Very Early Write-Up of Bitters, by Brad Thomas Parsons

The former Seattleite’s bitters book—out this fall—is already receiving local shine.

August 16, 2011

Scrappy’s makes the cover.

Photo: Ten Speed Press

Brad Thomas Parsons moved from Seattle to New York City a few years back, but not before hatching the idea to write his book Bitters: A Spirited History of a Classic Cure-all.

In fact, Parsons—a former senior editor at Amazon—says it’s an article he wrote for this very magazine that sent him down the bitter path towards his book, due out November 1 on Ten Speed Press. (Weirdly, it was while editing that article that I first became interested in Seattle bar culture, which led to this here blog.

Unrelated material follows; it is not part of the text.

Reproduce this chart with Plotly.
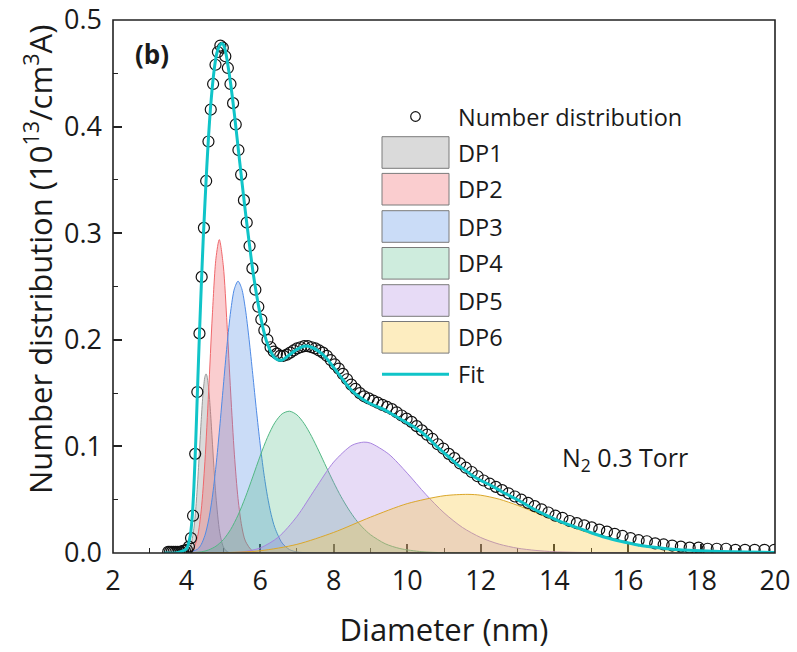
import plotly.graph_objects as go

# ---- measured size distribution (N2, 0.3 Torr) ----
diameter = [
    3.500, 3.548, 3.597, 3.646, 3.696, 3.746, 3.798, 3.850, 3.903, 3.956,
    4.010, 4.065, 4.121, 4.177, 4.235, 4.293, 4.351, 4.411, 4.472, 4.533,
    4.595, 4.658, 4.722, 4.787, 4.852, 4.919, 4.986, 5.054, 5.123, 5.194,
    5.265, 5.337, 5.410, 5.484, 5.560, 5.636, 5.713, 5.791, 5.871, 5.951,
    6.033, 6.115, 6.199, 6.284, 6.370, 6.457, 6.546, 6.635, 6.726, 6.819,
    6.912, 7.007, 7.103, 7.200, 7.299, 7.399, 7.500, 7.603, 7.707, 7.813,
    7.920, 8.029, 8.139, 8.250, 8.363, 8.478, 8.594, 8.711, 8.831, 8.952,
    9.075, 9.199, 9.325, 9.453, 9.582, 9.714, 9.847, 9.982, 10.118, 10.257,
    10.398, 10.540, 10.685, 10.831, 10.980, 11.130, 11.283, 11.437, 11.594, 11.753,
    11.914, 12.077, 12.243, 12.410, 12.580, 12.753, 12.927, 13.104, 13.284, 13.466,
    13.651, 13.838, 14.028, 14.220, 14.415, 14.612, 14.812, 15.015, 15.221, 15.430,
    15.641, 15.855, 16.072, 16.293, 16.516, 16.742, 16.972, 17.204, 17.440, 17.679,
    17.922, 18.168, 18.417, 18.669, 18.925, 19.184, 19.447, 19.713, 19.983,
]
number_dist = [
    0.001, 0.001, 0.001, 0.001, 0.001, 0.001, 0.001, 0.001, 0.002, 0.002,
    0.003, 0.006, 0.014, 0.035, 0.093, 0.151, 0.206, 0.259, 0.305, 0.349,
    0.386, 0.416, 0.440, 0.458, 0.470, 0.476, 0.474, 0.466, 0.455, 0.440,
    0.422, 0.402, 0.378, 0.355, 0.331, 0.310, 0.288, 0.267, 0.247, 0.231,
    0.219, 0.209, 0.200, 0.193, 0.189, 0.187, 0.185, 0.185, 0.186, 0.188,
    0.190, 0.192, 0.193, 0.194, 0.194, 0.193, 0.192, 0.190, 0.188, 0.185,
    0.181, 0.177, 0.173, 0.168, 0.163, 0.158, 0.154, 0.150, 0.147, 0.145,
    0.143, 0.141, 0.139, 0.137, 0.135, 0.132, 0.129, 0.126, 0.123, 0.119,
    0.115, 0.111, 0.107, 0.102, 0.098, 0.093, 0.089, 0.084, 0.080, 0.076,
    0.072, 0.068, 0.065, 0.062, 0.059, 0.056, 0.053, 0.050, 0.047, 0.044,
    0.041, 0.038, 0.035, 0.033, 0.030, 0.028, 0.026, 0.024, 0.022, 0.020,
    0.018, 0.016, 0.014, 0.012, 0.011, 0.009, 0.008, 0.007, 0.006, 0.005,
    0.005, 0.004, 0.004, 0.004, 0.003, 0.003, 0.003, 0.003, 0.003,
]

# ---- cumulative fit ----
fit_x = [3.40, 3.70, 3.90, 4.00, 4.10, 4.15, 4.20, 4.25, 4.30, 4.35,
         4.40, 4.45, 4.50, 4.55, 4.60, 4.65, 4.70, 4.75, 4.80, 4.85,
         4.90, 4.95, 5.00, 5.05, 5.10, 5.20, 5.30, 5.40, 5.50, 5.60,
         5.70, 5.80, 5.90, 6.00, 6.10, 6.20, 6.30, 6.40, 6.50, 6.60,
         6.80, 7.00, 7.20, 7.40, 7.60, 7.80, 8.00, 8.20, 8.40, 8.60,
         8.80, 9.00, 9.20, 9.40, 9.60, 9.80, 10.0, 10.2, 10.4, 10.6,
         10.8, 11.0, 11.2, 11.4, 11.6, 11.8, 12.0, 12.3, 12.6, 13.0,
         13.4, 13.8, 14.2, 14.6, 15.0, 15.4, 15.8, 16.2, 16.6, 17.0,
         17.4, 17.8, 18.5, 19.2, 20.0]
fit_y = [0.000, 0.000, 0.002, 0.004, 0.016, 0.032, 0.062, 0.105, 0.156, 0.205,
         0.250, 0.292, 0.328, 0.362, 0.392, 0.417, 0.437, 0.453, 0.465, 0.472,
         0.476, 0.478, 0.477, 0.472, 0.463, 0.440, 0.412, 0.381, 0.350, 0.320,
         0.292, 0.265, 0.243, 0.224, 0.208, 0.196, 0.188, 0.183, 0.181, 0.181,
         0.186, 0.191, 0.194, 0.193, 0.189, 0.183, 0.174, 0.165, 0.156, 0.149,
         0.144, 0.140, 0.137, 0.134, 0.130, 0.126, 0.122, 0.118, 0.113, 0.107,
         0.100, 0.094, 0.088, 0.082, 0.077, 0.072, 0.068, 0.063, 0.057, 0.050,
         0.042, 0.035, 0.029, 0.024, 0.019, 0.0145, 0.011, 0.008, 0.0058, 0.0042,
         0.003, 0.0023, 0.0015, 0.0009, 0.0004]

# ---- deconvoluted peaks DP1..DP6 ----
dp1_x = [3.5, 4.0, 4.1, 4.2, 4.25, 4.3, 4.35, 4.4, 4.45, 4.5, 4.53, 4.55,
         4.6, 4.65, 4.7, 4.75, 4.8, 4.9, 5.0, 5.1, 5.2, 5.4, 20.0]
dp1_y = [0, 0.0008, 0.0054, 0.0232, 0.0411, 0.0656, 0.0952, 0.1253, 0.1505, 0.1655, 0.168, 0.1668,
         0.1549, 0.1326, 0.1050, 0.0771, 0.0526, 0.0199, 0.0058, 0.0013, 0.0002, 0, 0]

dp2_x = [3.5, 4.0, 4.1, 4.2, 4.3, 4.4, 4.5, 4.6, 4.7, 4.8, 4.89,
         5.0, 5.1, 5.2, 5.3, 5.4, 5.5, 5.6, 5.8, 6.0, 6.3, 20.0]
dp2_y = [0, 0.0002, 0.0012, 0.0048, 0.0155, 0.0404, 0.0860, 0.1513, 0.2223, 0.2765, 0.294,
         0.2692, 0.2146, 0.1501, 0.0927, 0.0510, 0.0251, 0.0112, 0.0016, 0.0002, 0, 0]

dp3_x = [3.5, 4.0, 4.3, 4.4, 4.5, 4.6, 4.7, 4.8, 4.9, 5.0, 5.1, 5.2, 5.3, 5.4,
         5.5, 5.6, 5.7, 5.8, 5.9, 6.0, 6.1, 6.2, 6.3, 6.4, 6.6, 6.8, 7.0, 7.4, 20.0]
dp3_y = [0, 0.0002, 0.0036, 0.0081, 0.0166, 0.0309, 0.0523, 0.0815, 0.1173, 0.1567, 0.1949, 0.2269, 0.2478, 0.255,
         0.2480, 0.2288, 0.2005, 0.1676, 0.1339, 0.1024, 0.0752, 0.0531, 0.0362, 0.0238, 0.0093, 0.0032, 0.0010, 0.0001, 0]

dp4_x = [3.5, 4.0, 4.4, 4.6, 4.8, 5.0, 5.2, 5.4, 5.6, 5.8, 6.0, 6.2, 6.4, 6.6, 6.8, 7.0,
         7.2, 7.4, 7.6, 7.8, 8.0, 8.2, 8.4, 8.6, 8.8, 9.0, 9.4, 9.8, 10.4, 11.0, 12.0, 20.0]
dp4_y = [0, 0.0001, 0.0011, 0.0029, 0.0064, 0.0125, 0.0221, 0.0355, 0.0523, 0.0714, 0.0909, 0.1085, 0.1222, 0.1306, 0.1330, 0.1296,
         0.1213, 0.1094, 0.0954, 0.0806, 0.0662, 0.0529, 0.0413, 0.0314, 0.0235, 0.0172, 0.0087, 0.0042, 0.0012, 0.0003, 0, 0]

dp5_x = [3.5, 5.0, 5.5, 6.0, 6.5, 7.0, 7.5, 8.0, 8.5, 8.82, 9.0, 9.5, 10.0, 10.5,
         11.0, 11.5, 12.0, 12.5, 13.0, 13.5, 14.0, 15.0, 16.0, 20.0]
dp5_y = [0, 0.0001, 0.0010, 0.0047, 0.0150, 0.0342, 0.0602, 0.0853, 0.1011, 0.104, 0.1031, 0.0927, 0.0749, 0.0552,
         0.0377, 0.0240, 0.0145, 0.0083, 0.0045, 0.0024, 0.0012, 0.0003, 0, 0]

dp6_x = [3.5, 4.0, 5.0, 6.0, 7.0, 8.0, 9.0, 10.0, 11.0, 11.65, 12.0, 12.5, 13.0, 13.5,
         14.0, 14.5, 15.0, 15.5, 16.0, 16.5, 17.0, 17.5, 18.0, 19.0, 20.0]
dp6_y = [0, 0.00001, 0.0003, 0.0021, 0.0081, 0.0193, 0.0336, 0.0463, 0.0537, 0.055, 0.0542, 0.0505, 0.0447, 0.0378,
         0.0307, 0.0240, 0.0182, 0.0134, 0.0096, 0.0068, 0.0046, 0.0031, 0.0021, 0.0009, 0.0004]

peak_names = ["DP1", "DP2", "DP3", "DP4", "DP5", "DP6"]
peak_x = [dp1_x, dp2_x, dp3_x, dp4_x, dp5_x, dp6_x]
peak_y = [dp1_y, dp2_y, dp3_y, dp4_y, dp5_y, dp6_y]
peak_line = ["#9a9a9a", "#f0686c", "#4f8be6", "#52b884", "#a985e0", "#dba72a"]
peak_fill = ["rgba(150,150,150,0.35)", "rgba(240,90,95,0.30)", "rgba(80,140,230,0.30)",
             "rgba(60,180,120,0.25)", "rgba(160,110,220,0.25)", "rgba(250,200,60,0.32)"]
fit_color = "#10c4c8"

FONT = "Open Sans"
TXT = "#1a1a1a"

fig = go.Figure()

for name, xs, ys, lc, fc in zip(peak_names, peak_x, peak_y, peak_line, peak_fill):
    fig.add_trace(go.Scatter(
        x=xs, y=ys, name=name, mode="lines", fill="tozeroy", fillcolor=fc,
        line=dict(color=lc, width=1, shape="spline", smoothing=0.8),
        showlegend=False, hoverinfo="skip"))

fig.add_trace(go.Scatter(
    x=diameter, y=number_dist, name="Number distribution", mode="markers",
    marker=dict(symbol="circle-open", size=11, color="#111111", line=dict(width=1.2)),
    showlegend=False))

fig.add_trace(go.Scatter(
    x=fit_x, y=fit_y, name="Fit", mode="lines",
    line=dict(color=fit_color, width=3, shape="spline", smoothing=0.6),
    showlegend=False))

# ---- layout geometry (pixels of the 797 x 652 canvas) ----
W, H = 797, 652
L, R, T, B = 113, 22, 20, 99
PW, PH = W - L - R, H - T - B


def px_x(px):
    return (px - L) / PW


def px_y(py):
    return (H - B - py) / PH


shapes = []
annotations = []

# plot frame drawn over the filled peaks
shapes.append(dict(type="rect", xref="paper", yref="paper", x0=0, x1=1, y0=0, y1=1,
                   line=dict(color="#222222", width=1.6), layer="above"))

# hand-built legend
box_x0, box_x1 = px_x(382), px_x(449)
text_x = px_x(456)
row_centers = [152.5, 189.2, 226.5, 263.3, 300.5, 337.3]
half_h = 15.8
LEG_SIZE = 23.5

shapes.append(dict(type="circle", xref="paper", yref="paper",
                   xsizemode="pixel", ysizemode="pixel",
                   xanchor=px_x(415.5), yanchor=px_y(116.5),
                   x0=-4.8, x1=4.8, y0=-4.8, y1=4.8,
                   line=dict(color="#111111", width=1.2), layer="above"))
annotations.append(dict(xref="paper", yref="paper", x=text_x, y=px_y(116.5),
                        text="Number distribution", showarrow=False,
                        xanchor="left", yanchor="middle",
                        font=dict(family=FONT, size=LEG_SIZE, color=TXT)))

for name, fc, cy in zip(peak_names, peak_fill, row_centers):
    shapes.append(dict(type="rect", xref="paper", yref="paper",
                       x0=box_x0, x1=box_x1, y0=px_y(cy + half_h), y1=px_y(cy - half_h),
                       fillcolor=fc, line=dict(color="#7a7a7a", width=1), layer="above"))
    annotations.append(dict(xref="paper", yref="paper", x=text_x, y=px_y(cy),
                            text=name, showarrow=False, xanchor="left", yanchor="middle",
                            font=dict(family=FONT, size=LEG_SIZE, color=TXT)))

shapes.append(dict(type="line", xref="paper", yref="paper",
                   x0=box_x0, x1=box_x1, y0=px_y(374.3), y1=px_y(374.3),
                   line=dict(color=fit_color, width=3), layer="above"))
annotations.append(dict(xref="paper", yref="paper", x=text_x, y=px_y(374.3),
                        text="Fit", showarrow=False, xanchor="left", yanchor="middle",
                        font=dict(family=FONT, size=LEG_SIZE, color=TXT)))

# panel label and condition
annotations.append(dict(xref="paper", yref="paper", x=px_x(133), y=px_y(54),
                        text="<b>(b)</b>", showarrow=False, xanchor="left", yanchor="middle",
                        font=dict(family=FONT, size=26, color=TXT)))
annotations.append(dict(xref="paper", yref="paper", x=px_x(560), y=px_y(458),
                        text="N<sub>2</sub> 0.3 Torr", showarrow=False,
                        xanchor="left", yanchor="middle",
                        font=dict(family=FONT, size=25, color=TXT)))

# y-axis title placed as rotated text
annotations.append(dict(xref="paper", yref="paper", x=px_x(38), y=px_y(260),
                        text="Number distribution (10<sup>13</sup>/cm<sup>3</sup>A)",
                        textangle=-90, showarrow=False, xanchor="center", yanchor="middle",
                        font=dict(family=FONT, size=31, color=TXT)))

axis_common = dict(
    showgrid=False, zeroline=False, showline=False,
    ticks="inside", ticklen=9, tickwidth=1.5, tickcolor="#222222",
    layer="below traces", automargin=False,
    tickfont=dict(family=FONT, size=27, color=TXT),
)

fig.update_layout(
    width=W, height=H,
    margin=dict(l=L, r=R, t=T, b=B),
    paper_bgcolor="white", plot_bgcolor="white",
    showlegend=False,
    shapes=shapes, annotations=annotations,
    xaxis=dict(
        range=[2, 20], tick0=2, dtick=2,
        minor=dict(ticks="inside", ticklen=5, tickwidth=1.2, tickcolor="#222222", dtick=1),
        title=dict(text="Diameter (nm)", standoff=22,
                   font=dict(family=FONT, size=31, color=TXT)),
        ticklabelstandoff=9,
        **axis_common),
    yaxis=dict(
        range=[0, 0.5], tick0=0, dtick=0.1, tickformat=".1f",
        minor=dict(ticks="inside", ticklen=5, tickwidth=1.2, tickcolor="#222222", dtick=0.05),
        ticklabelstandoff=10,
        **axis_common),
)

fig.write_html("out.html")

He got a book, I got a blog. Conclude what you will.)

Anyway, proofs of the book have circulated around Seattle, and today an early review popped up on the Tom Douglas Restaurants blog, written by TDR’s Shelley Lance.

Lance confesses her Brad bias: "I’ve known Brad for years, from the days he lived in Seattle (he has since relocated to Brooklyn)…I knew he was smart, intense, and enthusiastic about everything food and drink…." But she makes the very apt point that Bitters is at once a history and a recipe book—making it doubly useful. Anyone familiar with David Wondrich’s celebrated works will appreciate the enthusiasm that cocktail history can engender in cocktail-making, and vice versa.

Parsons’s recipes include bitters made with cherries and hazelnuts, key lime, and coffee and pecan, as well as cocktails with funny names like the Mrs. Kitzel and the Pith Helmet.

And you may recognize one of the containers on the cover: To the far left is a bottle of Scrappy’s, crafted here in Seattle by Miles Thomas.